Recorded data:

=====

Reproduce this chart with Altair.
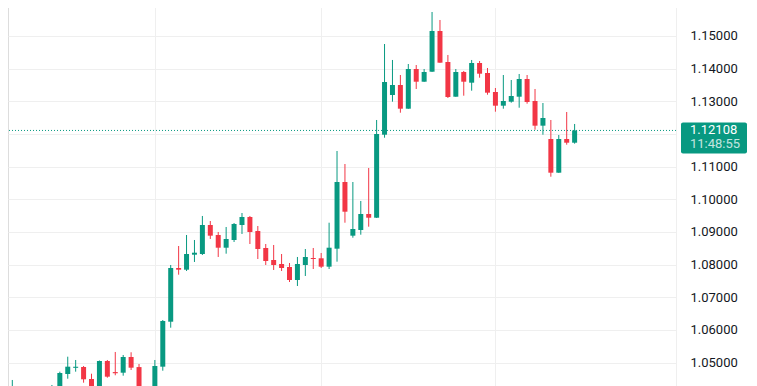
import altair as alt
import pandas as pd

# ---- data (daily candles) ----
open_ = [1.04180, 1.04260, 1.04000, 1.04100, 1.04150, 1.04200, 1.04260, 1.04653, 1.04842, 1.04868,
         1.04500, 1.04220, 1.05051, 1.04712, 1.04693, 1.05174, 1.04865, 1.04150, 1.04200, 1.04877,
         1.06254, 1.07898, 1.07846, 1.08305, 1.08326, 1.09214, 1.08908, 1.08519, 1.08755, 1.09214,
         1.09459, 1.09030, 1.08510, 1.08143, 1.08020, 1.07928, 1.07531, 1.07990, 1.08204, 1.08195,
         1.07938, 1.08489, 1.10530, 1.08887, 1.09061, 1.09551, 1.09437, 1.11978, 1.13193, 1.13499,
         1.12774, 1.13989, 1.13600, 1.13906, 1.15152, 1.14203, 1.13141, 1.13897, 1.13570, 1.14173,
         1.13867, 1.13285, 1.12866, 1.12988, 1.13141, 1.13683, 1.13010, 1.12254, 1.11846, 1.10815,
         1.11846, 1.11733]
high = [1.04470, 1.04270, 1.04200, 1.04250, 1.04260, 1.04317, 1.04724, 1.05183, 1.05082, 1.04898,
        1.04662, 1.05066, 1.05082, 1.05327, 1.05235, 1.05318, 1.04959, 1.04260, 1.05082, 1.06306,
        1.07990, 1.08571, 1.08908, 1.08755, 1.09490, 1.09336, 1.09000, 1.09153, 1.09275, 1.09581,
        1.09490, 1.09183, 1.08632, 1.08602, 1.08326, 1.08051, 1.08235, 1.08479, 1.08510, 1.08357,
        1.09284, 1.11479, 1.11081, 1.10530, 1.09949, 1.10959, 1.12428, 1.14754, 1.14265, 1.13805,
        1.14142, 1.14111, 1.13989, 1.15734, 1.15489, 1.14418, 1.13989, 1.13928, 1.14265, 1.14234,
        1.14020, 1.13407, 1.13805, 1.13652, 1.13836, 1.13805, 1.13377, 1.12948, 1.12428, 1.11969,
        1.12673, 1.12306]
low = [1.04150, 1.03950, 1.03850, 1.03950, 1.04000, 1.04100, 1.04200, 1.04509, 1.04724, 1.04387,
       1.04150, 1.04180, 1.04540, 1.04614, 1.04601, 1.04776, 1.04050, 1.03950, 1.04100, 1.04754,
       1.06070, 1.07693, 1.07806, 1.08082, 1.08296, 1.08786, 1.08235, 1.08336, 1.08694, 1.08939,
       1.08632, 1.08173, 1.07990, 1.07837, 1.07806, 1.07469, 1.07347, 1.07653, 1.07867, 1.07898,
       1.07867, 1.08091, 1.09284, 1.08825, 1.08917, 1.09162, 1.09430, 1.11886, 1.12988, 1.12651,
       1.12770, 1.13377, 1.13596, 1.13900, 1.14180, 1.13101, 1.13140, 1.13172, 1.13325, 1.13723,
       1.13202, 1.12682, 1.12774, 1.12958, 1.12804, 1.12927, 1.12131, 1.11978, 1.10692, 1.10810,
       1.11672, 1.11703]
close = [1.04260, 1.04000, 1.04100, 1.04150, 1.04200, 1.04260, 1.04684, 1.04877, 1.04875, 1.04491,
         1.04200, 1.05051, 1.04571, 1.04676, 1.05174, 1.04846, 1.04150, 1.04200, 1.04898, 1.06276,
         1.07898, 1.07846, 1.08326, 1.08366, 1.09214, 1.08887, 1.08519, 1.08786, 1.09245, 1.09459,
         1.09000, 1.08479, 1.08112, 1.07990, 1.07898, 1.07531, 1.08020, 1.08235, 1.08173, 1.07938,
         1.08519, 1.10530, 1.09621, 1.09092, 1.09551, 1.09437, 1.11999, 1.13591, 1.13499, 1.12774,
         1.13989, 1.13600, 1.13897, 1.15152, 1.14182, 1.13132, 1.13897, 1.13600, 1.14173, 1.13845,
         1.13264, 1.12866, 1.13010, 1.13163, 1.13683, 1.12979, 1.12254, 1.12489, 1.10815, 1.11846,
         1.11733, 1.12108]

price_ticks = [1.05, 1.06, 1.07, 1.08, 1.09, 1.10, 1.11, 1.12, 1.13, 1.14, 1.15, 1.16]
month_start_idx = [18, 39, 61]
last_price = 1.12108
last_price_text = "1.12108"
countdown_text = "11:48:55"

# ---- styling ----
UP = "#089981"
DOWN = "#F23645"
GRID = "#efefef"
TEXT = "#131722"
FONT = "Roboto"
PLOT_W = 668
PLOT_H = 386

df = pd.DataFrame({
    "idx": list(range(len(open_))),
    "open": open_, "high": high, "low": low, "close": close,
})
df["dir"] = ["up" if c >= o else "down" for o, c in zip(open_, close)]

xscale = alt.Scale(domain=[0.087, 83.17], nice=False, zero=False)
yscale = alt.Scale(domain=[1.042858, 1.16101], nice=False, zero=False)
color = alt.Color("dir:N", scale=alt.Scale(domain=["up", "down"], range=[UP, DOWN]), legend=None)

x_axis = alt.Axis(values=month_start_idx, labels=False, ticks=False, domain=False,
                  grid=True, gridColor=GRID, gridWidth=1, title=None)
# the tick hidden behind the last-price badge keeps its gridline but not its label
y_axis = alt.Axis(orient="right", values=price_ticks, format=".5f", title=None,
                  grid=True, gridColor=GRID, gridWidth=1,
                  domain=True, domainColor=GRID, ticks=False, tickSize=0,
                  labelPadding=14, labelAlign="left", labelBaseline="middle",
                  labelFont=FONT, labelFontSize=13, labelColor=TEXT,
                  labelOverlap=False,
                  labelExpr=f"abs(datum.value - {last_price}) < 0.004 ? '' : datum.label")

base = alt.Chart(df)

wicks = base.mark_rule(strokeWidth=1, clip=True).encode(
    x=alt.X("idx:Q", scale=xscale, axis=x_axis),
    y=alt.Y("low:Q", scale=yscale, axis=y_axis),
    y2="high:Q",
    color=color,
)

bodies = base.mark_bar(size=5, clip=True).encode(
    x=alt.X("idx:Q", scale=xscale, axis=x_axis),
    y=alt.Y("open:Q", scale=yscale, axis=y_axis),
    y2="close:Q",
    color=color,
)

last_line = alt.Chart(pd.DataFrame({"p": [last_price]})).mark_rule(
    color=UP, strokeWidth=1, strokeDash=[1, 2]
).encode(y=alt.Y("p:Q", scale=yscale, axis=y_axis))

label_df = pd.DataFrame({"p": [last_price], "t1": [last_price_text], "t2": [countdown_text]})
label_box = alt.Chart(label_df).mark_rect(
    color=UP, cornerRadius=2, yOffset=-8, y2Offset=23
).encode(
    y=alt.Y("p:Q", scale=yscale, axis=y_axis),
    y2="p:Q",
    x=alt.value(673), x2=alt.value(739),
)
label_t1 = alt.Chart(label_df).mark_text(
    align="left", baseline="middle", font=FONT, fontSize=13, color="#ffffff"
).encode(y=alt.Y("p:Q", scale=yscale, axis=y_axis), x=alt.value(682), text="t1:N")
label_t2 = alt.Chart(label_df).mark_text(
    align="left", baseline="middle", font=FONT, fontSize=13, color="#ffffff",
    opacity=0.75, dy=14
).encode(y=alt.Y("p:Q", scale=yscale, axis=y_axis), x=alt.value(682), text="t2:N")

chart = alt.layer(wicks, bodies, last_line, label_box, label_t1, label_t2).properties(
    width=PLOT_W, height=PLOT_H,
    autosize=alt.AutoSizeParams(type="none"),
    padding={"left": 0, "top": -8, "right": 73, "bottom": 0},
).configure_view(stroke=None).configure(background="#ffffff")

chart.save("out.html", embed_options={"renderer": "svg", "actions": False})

=====

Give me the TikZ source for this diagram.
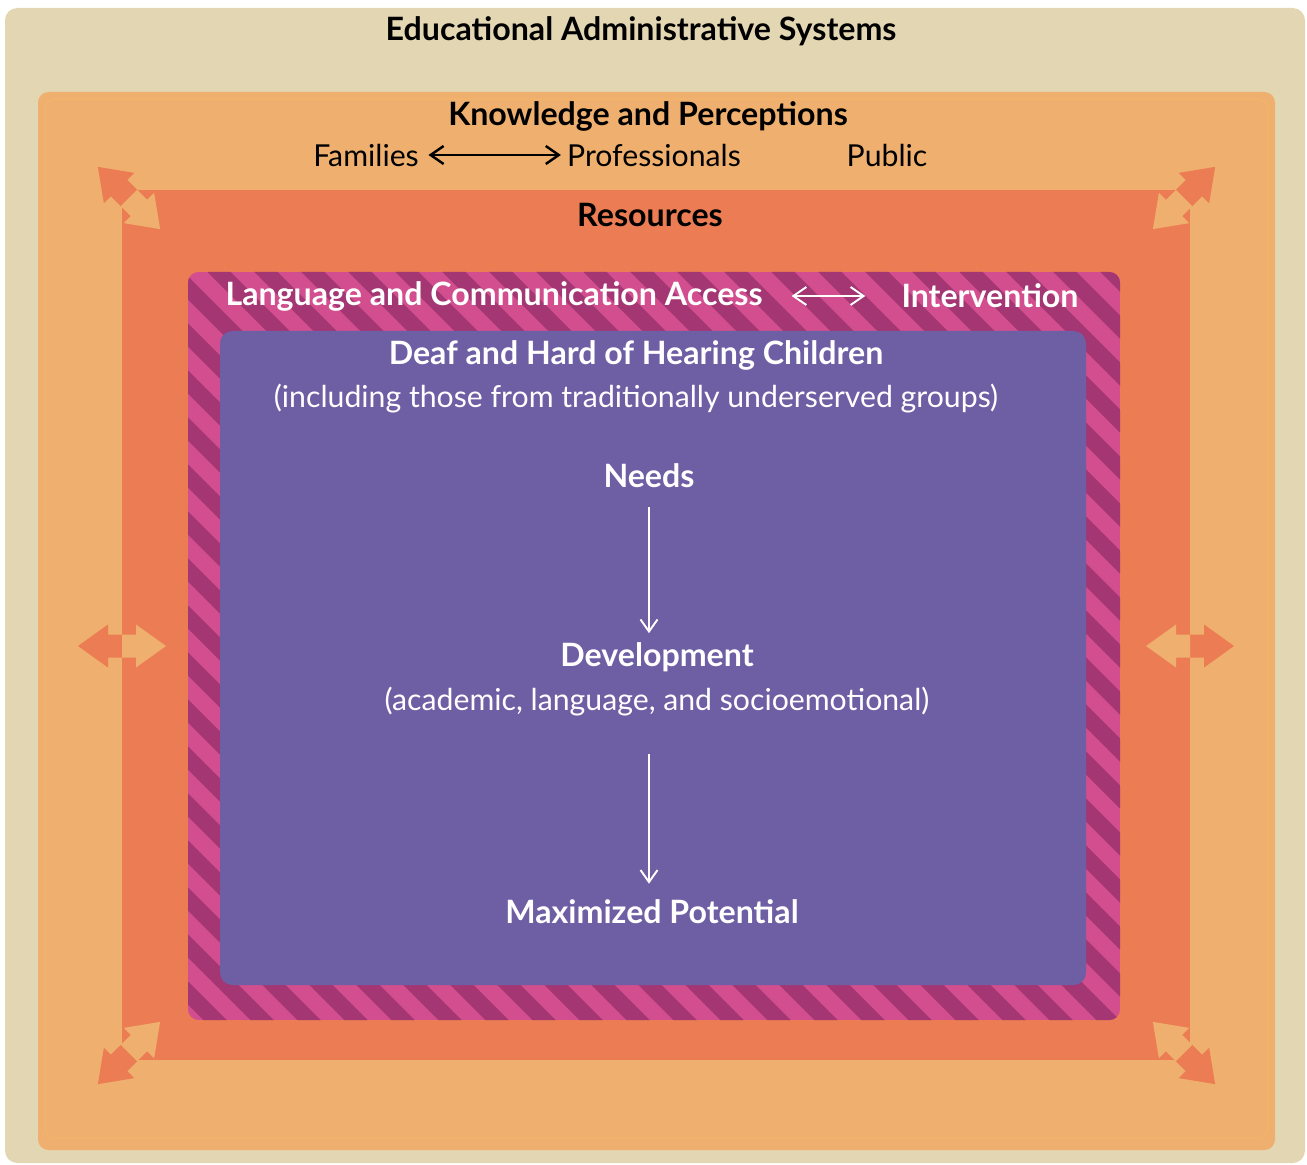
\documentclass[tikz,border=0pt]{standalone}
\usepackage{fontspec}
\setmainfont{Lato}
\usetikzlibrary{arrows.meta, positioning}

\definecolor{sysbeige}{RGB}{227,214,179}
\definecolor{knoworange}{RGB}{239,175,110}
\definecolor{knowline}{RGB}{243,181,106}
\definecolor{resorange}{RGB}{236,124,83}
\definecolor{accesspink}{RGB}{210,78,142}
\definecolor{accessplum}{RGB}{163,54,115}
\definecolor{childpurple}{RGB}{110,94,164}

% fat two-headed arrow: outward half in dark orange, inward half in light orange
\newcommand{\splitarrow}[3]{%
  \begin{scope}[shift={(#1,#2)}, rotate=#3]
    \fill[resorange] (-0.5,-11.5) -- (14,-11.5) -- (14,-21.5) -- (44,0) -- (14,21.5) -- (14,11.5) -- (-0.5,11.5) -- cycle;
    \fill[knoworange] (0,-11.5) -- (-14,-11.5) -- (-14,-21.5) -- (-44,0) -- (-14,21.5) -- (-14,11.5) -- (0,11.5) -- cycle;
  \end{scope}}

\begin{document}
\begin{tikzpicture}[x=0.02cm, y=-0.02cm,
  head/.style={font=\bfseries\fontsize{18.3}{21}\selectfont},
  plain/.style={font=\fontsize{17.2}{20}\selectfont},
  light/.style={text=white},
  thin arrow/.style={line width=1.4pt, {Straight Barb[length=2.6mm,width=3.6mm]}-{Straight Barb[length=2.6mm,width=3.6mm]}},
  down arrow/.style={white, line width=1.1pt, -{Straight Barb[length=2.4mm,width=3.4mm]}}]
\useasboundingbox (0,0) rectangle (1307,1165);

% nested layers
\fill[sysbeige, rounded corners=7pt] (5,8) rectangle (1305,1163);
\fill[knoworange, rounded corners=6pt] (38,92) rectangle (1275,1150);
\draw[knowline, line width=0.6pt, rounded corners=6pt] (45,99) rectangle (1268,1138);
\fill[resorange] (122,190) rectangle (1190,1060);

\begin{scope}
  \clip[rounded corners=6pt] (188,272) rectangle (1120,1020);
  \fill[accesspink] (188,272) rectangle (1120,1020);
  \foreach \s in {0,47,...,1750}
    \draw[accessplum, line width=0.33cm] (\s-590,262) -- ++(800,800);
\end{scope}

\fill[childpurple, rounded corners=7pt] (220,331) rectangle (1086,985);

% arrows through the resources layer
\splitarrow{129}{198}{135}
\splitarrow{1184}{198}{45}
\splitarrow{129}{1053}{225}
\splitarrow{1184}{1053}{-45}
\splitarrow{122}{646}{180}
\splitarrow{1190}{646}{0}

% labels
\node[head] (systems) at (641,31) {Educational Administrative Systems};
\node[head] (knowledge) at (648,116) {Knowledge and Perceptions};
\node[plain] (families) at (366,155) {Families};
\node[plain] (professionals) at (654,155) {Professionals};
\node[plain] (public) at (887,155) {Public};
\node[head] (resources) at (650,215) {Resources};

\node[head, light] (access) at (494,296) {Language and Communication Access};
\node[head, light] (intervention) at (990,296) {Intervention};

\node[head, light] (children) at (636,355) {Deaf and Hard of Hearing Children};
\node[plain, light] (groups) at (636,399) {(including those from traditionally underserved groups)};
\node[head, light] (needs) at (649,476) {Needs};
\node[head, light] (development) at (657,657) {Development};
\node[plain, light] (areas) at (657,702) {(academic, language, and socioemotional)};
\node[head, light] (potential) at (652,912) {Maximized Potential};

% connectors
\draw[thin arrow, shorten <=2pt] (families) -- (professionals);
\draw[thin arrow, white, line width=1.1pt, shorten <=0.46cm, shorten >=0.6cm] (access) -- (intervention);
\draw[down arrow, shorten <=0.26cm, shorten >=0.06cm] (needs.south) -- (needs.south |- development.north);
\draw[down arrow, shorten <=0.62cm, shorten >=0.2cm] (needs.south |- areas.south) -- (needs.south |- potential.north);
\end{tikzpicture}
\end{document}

=====

## Instruction:
Transcribe, exactly as written, the lines starting at the one with "Reproduce this chart with Altair." and ending at the one with "import pandas as pd", and nothing more. Pictures are not part of the copy.

## Expected output:
Reproduce this chart with Altair.
import altair as alt
import pandas as pd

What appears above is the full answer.